Although agreement has recently been reached to improve the selection process, many reforms are yet to be implemented and the process continues to suffer from the following:

Control by the most powerful countries
Candidates for Secretary-General are nominated by governments, after which the Security Council agrees on one final nominee – usually the result of secret bargaining among the five permanent members of the Council, subject to their individual vetoes. The General Assembly routinely confirms the final nominee by a majority vote. Thus, the permanent five members can choose candidates that suit their short-term interests.

Absence of basic recruitment standards
The current process falls short of the UN’s own principles, basic recruitment standards and current practice at other international organisations.
• There is no job description or comprehensive selection criteria
• There is no timetable and no public scrutiny of candidates
• The Security Council's "shortlist" contains just one name
• Backroom deals can get you elected
• No woman has ever held the post

No transparency, no accountability
There is no systematic and transparent reporting during the process. Candidates can be put forward at the last minute, leaving no time for scrutiny. There is little opportunity for meaningful involvement by the wider UN membership, other than the moment when the final decision is taken on the single candidate put forward, let alone opportunities for engagement by civil society or the general public.

Open to 'horse trading'
The permanent members of the Security Council - and other powerful states - have been known to seek promises from candidates on other senior UN appointments in exchange for support and candidates have been known to make such promises.

Ten Proposed Reforms

The 1 for 7 Billion campaign is a growing coalition of NGOs and individuals from across the world calling for an open, fair and inclusive process to select the best possible candidate for Secretary-General of the UN. To this end, the following ten reforms are proposed.

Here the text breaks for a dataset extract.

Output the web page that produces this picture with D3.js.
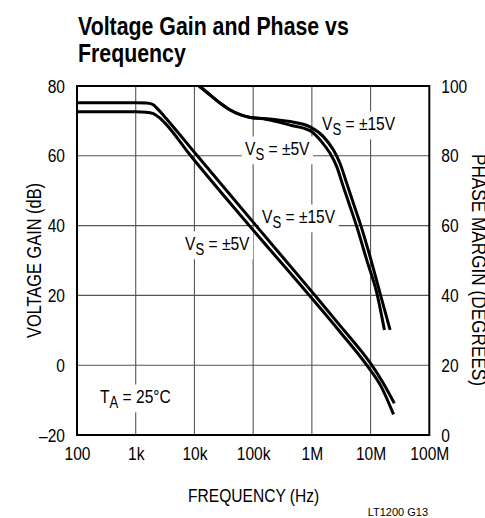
<!DOCTYPE html>
<html>
<head>
<meta charset="utf-8">
<script src="https://cdn.jsdelivr.net/npm/d3@7"></script>
<style>
  html, body { margin: 0; padding: 0; background: #fff; }
  svg { display: block; }
  text { font-family: "Liberation Sans", Arial, sans-serif; fill: #000; }
</style>
</head>
<body>
<svg id="chart" width="485" height="518"></svg>
<script>
// Frequency axis (Hz)
const freqTicks = [1e2, 1e3, 1e4, 1e5, 1e6, 1e7, 1e8];
const freqTickLabels = ["100", "1k", "10k", "100k", "1M", "10M", "100M"];
const gainTicks = [-20, 0, 20, 40, 60, 80];
const phaseTicks = [0, 20, 40, 60, 80, 100];

// Open-loop voltage gain (dB) vs frequency
const gain15Freq = [100, 1000, 1500, 1900, 2400, 3000, 11200, 112000, 1130000, 3000000, 10500000, 16000000, 25400000];
const gain15Db   = [75.2, 75.2, 75.1, 74.8, 73.3, 71.5, 60, 40, 20, 11.4, 0, -4.8, -10.9];
const gain5Freq  = [100, 1000, 1500, 2000, 2500, 3100, 8650, 86000, 906000, 3000000, 8600000, 15000000, 24600000];
const gain5Db    = [72.6, 72.6, 72.5, 72.1, 71.0, 69.5, 60, 40, 20, 9.6, 0, -6.0, -14.1];

// Phase margin (degrees) vs frequency
const phase15Freq = [11000, 12100, 18000, 28000, 40000, 60000, 90000, 150000, 250000, 425000, 931000, 1570000, 2320000, 3020000, 3930000, 5090000, 6620000, 9800000, 14500000, 21500000];
const phase15Deg  = [100.6, 100, 97.6, 95.0, 93.2, 91.8, 91.0, 90.7, 90.3, 89.8, 88.3, 85.5, 81.7, 77.8, 72.1, 66.4, 60.7, 51.1, 40.6, 30.1];
const phase5Freq  = [11000, 12100, 18000, 28000, 40000, 60000, 90000, 150000, 250000, 425000, 931000, 1470000, 2040000, 2650000, 3440000, 4480000, 5820000, 8610000, 12800000, 17200000];
const phase5Deg   = [100.6, 100, 97.6, 95.0, 93.2, 91.8, 91.0, 90.6, 89.8, 88.8, 87.2, 84.0, 80.7, 76.9, 71.1, 65.4, 59.7, 50.1, 40.6, 30.1];

const plot = { left: 77, right: 429.3, top: 86, bottom: 435 };
const NARROW = 0.82;   // horizontal squeeze for the condensed face

const x = d3.scaleLog().domain([1e2, 1e8]).range([plot.left, plot.right]);
const yGain = d3.scaleLinear().domain([-20, 80]).range([plot.bottom, plot.top]);
const yPhase = d3.scaleLinear().domain([0, 100]).range([plot.bottom, plot.top]);

const svg = d3.select("#chart");

svg.append("defs").append("clipPath").attr("id", "plotClip")
  .append("rect")
  .attr("x", plot.left).attr("y", plot.top)
  .attr("width", plot.right - plot.left).attr("height", plot.bottom - plot.top);

// condensed text placed at (px, py), optionally rotated
function narrowText(parent, px, py, size, rot, squeeze) {
  const s = squeeze || NARROW;
  return parent.append("text")
    .attr("transform", `translate(${px},${py})${rot ? ` rotate(${rot})` : ""} scale(${s},1)`)
    .attr("font-size", size);
}

// Title
const title = narrowText(svg, 78, 0, 26).attr("font-weight", "bold");
title.append("tspan").attr("x", 0).attr("y", 35).text("Voltage Gain and Phase vs");
title.append("tspan").attr("x", 0).attr("y", 61.7).text("Frequency");

// Grid
const grid = svg.append("g").attr("stroke", "#555").attr("stroke-width", 1.1);
grid.selectAll("line.v").data(freqTicks.slice(1, -1)).join("line")
  .attr("x1", d => x(d)).attr("x2", d => x(d))
  .attr("y1", plot.top).attr("y2", plot.bottom);
grid.selectAll("line.h").data(gainTicks.slice(1, -1)).join("line")
  .attr("x1", plot.left).attr("x2", plot.right)
  .attr("y1", d => yGain(d)).attr("y2", d => yGain(d));

// Knockout layer for in-plot labels (filled after text is measured)
const knockLayer = svg.append("g");

// Curves
const curveLine = d3.line().curve(d3.curveMonotoneX);
const curves = svg.append("g").attr("clip-path", "url(#plotClip)")
  .attr("fill", "none").attr("stroke", "#000").attr("stroke-width", 3)
  .attr("stroke-linejoin", "round");

function path(freqs, vals, yScale) {
  return curveLine(freqs.map((f, i) => [x(f), yScale(vals[i])]));
}
curves.append("path").attr("d", path(gain15Freq, gain15Db, yGain));
curves.append("path").attr("d", path(gain5Freq, gain5Db, yGain));
curves.append("path").attr("d", path(phase15Freq, phase15Deg, yPhase));
curves.append("path").attr("d", path(phase5Freq, phase5Deg, yPhase));

// Frame
svg.append("rect")
  .attr("x", plot.left).attr("y", plot.top)
  .attr("width", plot.right - plot.left).attr("height", plot.bottom - plot.top)
  .attr("fill", "none").attr("stroke", "#000").attr("stroke-width", 2);

// Axes
const pad = 12 / NARROW;
const fmtGain = d => d < 0 ? "\u2013" + Math.abs(d) : String(d);
const leftAxis = svg.append("g").attr("transform", `translate(${plot.left},0)`)
  .call(d3.axisLeft(yGain).tickValues(gainTicks).tickSize(0).tickPadding(pad).tickFormat(fmtGain));
const rightAxis = svg.append("g").attr("transform", `translate(${plot.right},0)`)
  .call(d3.axisRight(yPhase).tickValues(phaseTicks).tickSize(0).tickPadding(pad).tickFormat(d => String(d)));
const bottomAxis = svg.append("g").attr("transform", `translate(0,${plot.bottom})`)
  .call(d3.axisBottom(x).tickValues(freqTicks).tickSize(0).tickPadding(12)
    .tickFormat((d, i) => freqTickLabels[i]));
[leftAxis, rightAxis, bottomAxis].forEach(a => {
  a.attr("font-family", null).attr("font-size", null);
  a.select(".domain").remove();
  a.selectAll("text").attr("font-size", 19).attr("fill", "#000")
    .attr("transform", `scale(${NARROW},1)`);
});
leftAxis.selectAll("text").attr("x", -pad);
rightAxis.selectAll("text").attr("x", pad);

// Axis titles
narrowText(svg, 41, (plot.top + plot.bottom) / 2, 20, -90)
  .attr("text-anchor", "middle").text("VOLTAGE GAIN (dB)");
narrowText(svg, 472, 270, 20, 90, 0.86)
  .attr("text-anchor", "middle").text("PHASE MARGIN (DEGREES)");
narrowText(svg, (plot.left + plot.right) / 2 + 0.5, 501.7, 19)
  .attr("text-anchor", "middle").text("FREQUENCY (Hz)");
svg.append("text").attr("x", 428).attr("y", 516).attr("text-anchor", "end")
  .attr("font-size", 11).text("LT1200 G13");

// In-plot labels with subscripts
const labels = [
  { main: "V", sub: "S", rest: " = \u00b115V", x: 322, y: 130 },
  { main: "V", sub: "S", rest: " = \u00b15V", x: 245, y: 155 },
  { main: "V", sub: "S", rest: " = \u00b115V", x: 262, y: 223 },
  { main: "V", sub: "S", rest: " = \u00b15V", x: 185, y: 250 },
  { main: "T", sub: "A", rest: " = 25\u00b0C", x: 100, y: 403 }
];
const labelLayer = svg.append("g");
labels.forEach(l => {
  const t = narrowText(labelLayer, l.x, l.y, 19);
  t.append("tspan").text(l.main);
  t.append("tspan").attr("dy", 5).attr("font-size", 16).text(l.sub);
  t.append("tspan").attr("dy", -5).text(l.rest);
  const b = t.node().getBBox();
  knockLayer.append("g")
    .attr("transform", `translate(${l.x},${l.y}) scale(${NARROW},1)`)
    .append("rect")
    .attr("x", b.x - 4).attr("y", b.y - 1)
    .attr("width", b.width + 8).attr("height", b.height + 2)
    .attr("fill", "#fff");
});
</script>
</body>
</html>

  1. The position and qualifications should be advertised in all countries, with a call for nominations by Member States, parliaments and civil society organisations, and include a closing date for nominations.
  2. A formal list of selection criteria should be published by the UN; these criteria should stress that the best person should be chosen irrespective of his or her country of origin.
  3. A clear timetable for the selection process should be made public by the President of the General Assembly and President of the Security Council, no later than the start of the GA’s 70th session.
  4. A list of all the official candidates and their CVs should be published by the President of the GA at the end of the nomination phase and by the Security Council President when considering its list of preferred candidates.
  5. The President of the General Assembly and the President of the Security Council will be jointly responsible for regularly updating the UN membership and general public on the selection process once the full list of candidates has been announced.
  6. Each candidate should release a manifesto, which should include their policy priorities and a commitment to selecting senior UN officials on the basis of merit, irrespective of their country of origin.
  7. Once the names of all candidates have been announced, the General Assembly should organise a series of open sessions that will enable member states as well as the public and media to scrutinise candidates and their manifestos.
  8. The GA should insist that candidates do not make promises to individual countries on senior appointments, and member states should undertake not to seek such promises.
  9. The Security Council should be encouraged to present two or more candidates for the General Assembly to appoint as Secretary-General.
  10. The term of the Secretary-General should be limited to a single, non-renewable period of seven years.